Good roads for a smooth drive

In order to allow a smooth driving, any road should meet at least two requirements: no discontinuities in its curvature and its tangent.

The lack of continuity of its tangent - envolving the first derivative of the function representing the track of a vehicle - are easily visible in many roads as, for example, in the picture below.

Espinho (40º59'39.25''N, 8º38'43.49''W). Image from Google Earth.

This "90º angle curve" is acceptable in a road where traffic circulates at low speed but never, for example, in a motorway. As is easy to see, in a curve of this type the tangent has a sudden change at the point where the two line segments meet, making it impossible to circulate safely along this path at high speed.

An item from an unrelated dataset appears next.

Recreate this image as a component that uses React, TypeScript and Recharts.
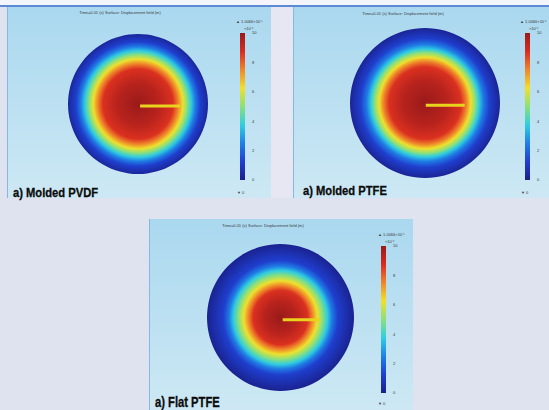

Now, think about the problem about the continuity of the curvature function. In a road that is made up of only line segments and circular arcs, the value of the curvature changes abruptly from zero (straight parts) to some constant value (circular parts). These discontinuities at the junction points are a serious problem because, apart from being very uncomfortable for the driver and passengers, they may also be the cause of accidents due to the abrupt change of the centrifugal acceleration when the vehicle starts the circular paths. Note that the value of the acceleration, like the curvature, is associated with the second derivative.

To avoid this problem, roads are designed with transition curves between straight and circular paths. The curvature of these curves must change gradually from zero to the value of the curvature of the circular part to which one needs to join the straight segment. The most used transition curve is a clothoid (also called Cornu spiral).

As its graph shows, the curvature of the clothoid varies linearly from zero to any constant and is therefore the right curve for a smooth join between a straight path and a circular path. There are several possible configurations that respect the continuity of curvature. The most common are:

1) "straight line → clothoid → circle"

2) "straight line → clothoid → circle → clothoid →straight line"

3) "straight line → clothoid → clothoid → straight line"

Look at pictures below and check if the continuity of curvature function is preserved in all road sections.

Lisboa (38º45'27.09''N,9º10'19.71''W). Image from Google Earth.